The cookie is made of bullshit.

It is, of course, worth mentioning that the New York Post was a positive paragon of decency compared to the legions of internet comments about Ms. Simpson, which put the final lie to the idea that you can earn the respect of cis people by assimilating to what they consider respectability.

But how then to report on trans people respectfully? Let’s refer to one Rachel Maddow for assistance:

Goddess bless her. *eyes her dreamily*

What is most fascinating to me is that in a world where column inches are at a premium and every second counts when one is on the air, reporting respectfully is actually less time consuming and unwieldy.

  • No time spent on “before” pictures.
  • A couple of seconds shaved by never uttering the old name.
  • Loads of time and space saved by making no mention of medical procedures.
  • Lots of time saved by not making needlessly complex constructions like he/she or giving hackneyed explanations of what a transgender person is, beyond a basic and objective definition.

It’s so easy, guys. We all have everything to gain.

In the end, never back down from demanding the basic respect accorded to everyone else. It is not a privilege. To accept that, and play the game of cissexists in so doing, is to put your rights and dignity in their hands, and to empower them with a weapon that can be used against you. This isn’t just true of trans people, but of all who face marginalisation, great or small. Respect for you is not a joke, nor a privilege, nor politically correct.

It’s simply correct.

One thought on “PC is for Cookie

  1. Julian Morrison January 10, 2010 / 11:26 am

    I think I can also understand it from the other side.

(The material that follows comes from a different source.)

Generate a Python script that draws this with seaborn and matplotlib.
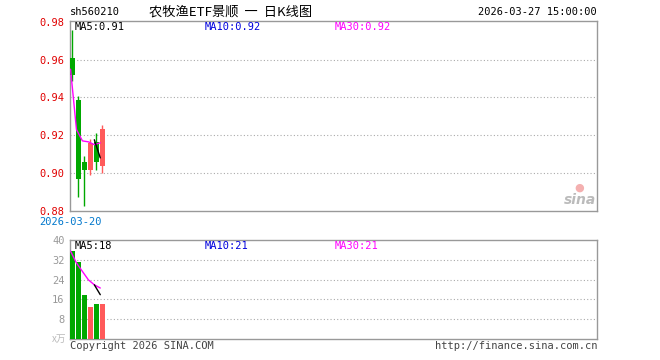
import matplotlib
matplotlib.use("Agg")
import matplotlib.pyplot as plt
import seaborn as sns
import pandas as pd
import numpy as np

# ---- data ----
days = ["2026-03-20", "2026-03-23", "2026-03-24", "2026-03-25", "2026-03-26", "2026-03-27"]
opens = [0.961, 0.9386, 0.9059, 0.9014, 0.9165, 0.9035]
closes = [0.952, 0.897, 0.9014, 0.9161, 0.906, 0.9233]
highs = [0.976, 0.9409, 0.909, 0.918, 0.9214, 0.9254]
lows = [0.949, 0.8875, 0.8823, 0.8988, 0.9018, 0.900]
volumes = [35.5, 31.0, 17.9, 13.0, 14.3, 14.3]
ma_long_price = [0.955, 0.923, 0.917, 0.9165, 0.915, 0.916]
ma5_price = [0.9176, 0.908]
ma_long_vol = [35.5, 30.7, 27.3, 23.9, 21.9, 20.6]
ma5_vol = [21.9, 17.9]
price_ticks = [0.88, 0.90, 0.92, 0.94, 0.96, 0.98]
vol_ticks = [8, 16, 24, 32, 40]

sns.set_style("white")
plt.rcParams['font.family'] = ['DejaVu Sans Mono', 'Noto Sans CJK SC']

GREEN = "#00A800"
RED = "#FF5A5A"
FRAME = "#999999"
GRID = "#aaaaaa"
MAG = "#ff00ff"
BLUE = "#0000dd"

fig = plt.figure(figsize=(6.6, 3.6), dpi=100)
ax1 = fig.add_axes([70/660, 1-210.7/360, 527/660, 190/360])
ax2 = fig.add_axes([70/660, 1-339/360, 527/660, 99/360])

n = len(days)
idx = np.arange(n)
colors = [RED if c >= o else GREEN for o, c in zip(opens, closes)]
XMIN, XMAX = -0.42, 88.2
shift = -0.33

# candles
for i in range(n):
    ax1.vlines(idx[i], lows[i], highs[i], color=colors[i], lw=1, zorder=3)
    b = min(opens[i], closes[i])
    h = abs(closes[i] - opens[i])
    ax1.bar(idx[i], h, bottom=b, width=0.84, color=colors[i], lw=0, zorder=4)

df_ml = pd.DataFrame({"x": idx + shift, "y": ma_long_price})
sns.lineplot(data=df_ml, x="x", y="y", ax=ax1, color=MAG, lw=1, zorder=5)
df_m5 = pd.DataFrame({"x": idx[-2:] + shift, "y": ma5_price})
sns.lineplot(data=df_m5, x="x", y="y", ax=ax1, color="black", lw=1, zorder=6)

ax1.set_xlim(XMIN, XMAX)
ax1.set_ylim(0.88, 0.9807)
ax1.set_yticks(price_ticks)
ax1.set_yticklabels([f"{t:.2f}" for t in price_ticks], color="#e00000", fontsize=7.5)
ax1.set_xticks([])
for t in [0.90, 0.92, 0.94, 0.96]:
    ax1.axhline(t, color=GRID, lw=0.8, ls=(0, (1, 2)), zorder=1)
ax1.set_xlabel("")
ax1.set_ylabel("")

# volume
for i in range(n):
    ax2.bar(idx[i], volumes[i], width=0.84, color=colors[i], lw=0, zorder=3)
df_vl = pd.DataFrame({"x": idx + shift, "y": ma_long_vol})
sns.lineplot(data=df_vl, x="x", y="y", ax=ax2, color=MAG, lw=1, zorder=5)
df_v5 = pd.DataFrame({"x": idx[-2:] + shift, "y": ma5_vol})
sns.lineplot(data=df_v5, x="x", y="y", ax=ax2, color="black", lw=1, zorder=6)
ax2.set_xlim(XMIN, XMAX)
ax2.set_ylim(0, 40)
ax2.set_yticks(vol_ticks)
ax2.set_yticklabels([str(t) for t in vol_ticks], color="#999999", fontsize=7.5)
ax2.set_xticks([])
for t in [8, 16, 24, 32]:
    ax2.axhline(t, color=GRID, lw=0.8, ls=(0, (1, 2)), zorder=1)
ax2.set_xlabel("")
ax2.set_ylabel("")

for ax in (ax1, ax2):
    for s in ax.spines.values():
        s.set_color(FRAME)
        s.set_linewidth(1)
    ax.tick_params(axis="y", length=0, pad=4)

# texts (figure pixel coords)
def ftext(x, y, s, **kw):
    fig.text(x/660, 1-y/360, s, **kw)

ftext(70, 12, "sh560210", fontsize=7.5, ha="left", va="center", color="black")
ftext(231, 12, "农牧渔ETF景顺  一  日K线图", fontsize=9.5, ha="center", va="center",
      color="black", family=['Noto Sans CJK SC', 'DejaVu Sans'])
ftext(597, 12, "2026-03-27 15:00:00", fontsize=7.5, ha="right", va="center", color="black")
ftext(75, 27, "MA5:0.91", fontsize=7.5, ha="left", va="center", color="black")
ftext(205, 27, "MA10:0.92", fontsize=7.5, ha="left", va="center", color=BLUE)
ftext(335, 27, "MA30:0.92", fontsize=7.5, ha="left", va="center", color=MAG)
ftext(75, 246, "MA5:18", fontsize=7.5, ha="left", va="center", color="black")
ftext(205, 246, "MA10:21", fontsize=7.5, ha="left", va="center", color=BLUE)
ftext(335, 246, "MA30:21", fontsize=7.5, ha="left", va="center", color=MAG)
ftext(70, 222, days[0], fontsize=7.5, ha="center", va="center", color="#0077cc")
ftext(66, 339, "x万", fontsize=7, ha="right", va="center", color="#bbbbbb",
      family=['Noto Sans CJK SC', 'DejaVu Sans'])
ftext(70, 346, "Copyright 2026 SINA.COM", fontsize=7.5, ha="left", va="center", color="#444444")
ftext(597, 346, "http://finance.sina.com.cn", fontsize=7.5, ha="right", va="center", color="#444444")
ftext(596, 200, "sina", fontsize=10, ha="right", va="center", color="#bbbbbb",
      style="italic", weight="bold", family=['DejaVu Sans'])
ftext(579, 188, "●", fontsize=8, ha="center", va="center", color="#f4b0b0",
      family=['DejaVu Sans'])

fig.savefig("out.png", dpi=100)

    The trouble is that seeing privilege is actively counter-intuitive, it requires a certain mental sideways step that most people haven’t learned and could never originate. They know that how they think is normal, because it’s how everyone else they know thinks, because it’s how they were brought up – it’s so pervasive they don’t even see it as anything but “facts”. And suddenly they are being told that a simple thing like sex needs to be split up into complicated ideas like gender, and it’s disrespectful to say that birth sex is permanent. Or, suddenly they’re being told that it’s OK for two guys to kiss. And so on… they think they are being put under pressure to deny the plain facts. Maybe they “play along” to get along, but they don’t understand.

    I think possibly that we rush people. Not that we shouldn’t expect them to get it right, and right now – but we present them with the results without leading them through the process. Ultimately, the process is more important.